_Dataset records:_
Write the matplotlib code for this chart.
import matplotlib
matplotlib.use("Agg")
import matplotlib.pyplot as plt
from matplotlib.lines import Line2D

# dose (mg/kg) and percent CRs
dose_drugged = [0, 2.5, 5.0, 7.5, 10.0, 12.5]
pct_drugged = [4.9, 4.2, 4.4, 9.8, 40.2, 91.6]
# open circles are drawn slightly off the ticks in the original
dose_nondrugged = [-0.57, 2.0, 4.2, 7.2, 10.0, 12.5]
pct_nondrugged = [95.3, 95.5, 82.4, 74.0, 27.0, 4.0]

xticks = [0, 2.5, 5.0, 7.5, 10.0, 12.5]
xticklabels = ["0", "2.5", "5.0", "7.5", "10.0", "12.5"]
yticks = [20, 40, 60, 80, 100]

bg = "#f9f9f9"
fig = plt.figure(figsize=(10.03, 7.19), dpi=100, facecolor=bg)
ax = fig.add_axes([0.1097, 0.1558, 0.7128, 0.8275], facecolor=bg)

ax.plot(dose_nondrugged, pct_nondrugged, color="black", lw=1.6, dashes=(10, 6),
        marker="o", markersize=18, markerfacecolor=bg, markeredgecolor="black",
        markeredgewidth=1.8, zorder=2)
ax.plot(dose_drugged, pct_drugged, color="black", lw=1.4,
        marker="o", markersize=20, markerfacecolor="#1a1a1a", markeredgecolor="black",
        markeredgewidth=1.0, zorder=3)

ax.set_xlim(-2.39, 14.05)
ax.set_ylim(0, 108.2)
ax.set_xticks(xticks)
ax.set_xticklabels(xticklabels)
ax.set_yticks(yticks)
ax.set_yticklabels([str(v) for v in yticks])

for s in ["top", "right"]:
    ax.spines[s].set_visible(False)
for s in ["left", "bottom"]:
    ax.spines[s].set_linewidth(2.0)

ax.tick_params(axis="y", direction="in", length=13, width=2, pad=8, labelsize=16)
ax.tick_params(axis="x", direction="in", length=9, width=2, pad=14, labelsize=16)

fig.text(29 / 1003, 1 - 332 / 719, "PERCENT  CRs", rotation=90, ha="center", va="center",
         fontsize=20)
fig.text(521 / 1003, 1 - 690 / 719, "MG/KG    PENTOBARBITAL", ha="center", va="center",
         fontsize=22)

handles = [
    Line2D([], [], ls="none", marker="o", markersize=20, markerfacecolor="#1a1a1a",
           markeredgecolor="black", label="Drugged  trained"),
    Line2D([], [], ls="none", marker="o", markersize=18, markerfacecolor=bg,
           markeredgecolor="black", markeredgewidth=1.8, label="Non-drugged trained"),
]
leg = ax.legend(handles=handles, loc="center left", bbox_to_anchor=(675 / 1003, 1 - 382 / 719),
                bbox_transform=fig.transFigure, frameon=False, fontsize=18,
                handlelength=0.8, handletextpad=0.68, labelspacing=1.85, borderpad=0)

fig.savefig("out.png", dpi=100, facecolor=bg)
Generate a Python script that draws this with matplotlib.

_Do this:_ Everything from the first line above up to and including the line that contains "from matplotlib.lines import Line2D" should be printed exactly; please print only that.

_Solved problem:_
Write the matplotlib code for this chart.
import matplotlib
matplotlib.use("Agg")
import matplotlib.pyplot as plt
from matplotlib.lines import Line2D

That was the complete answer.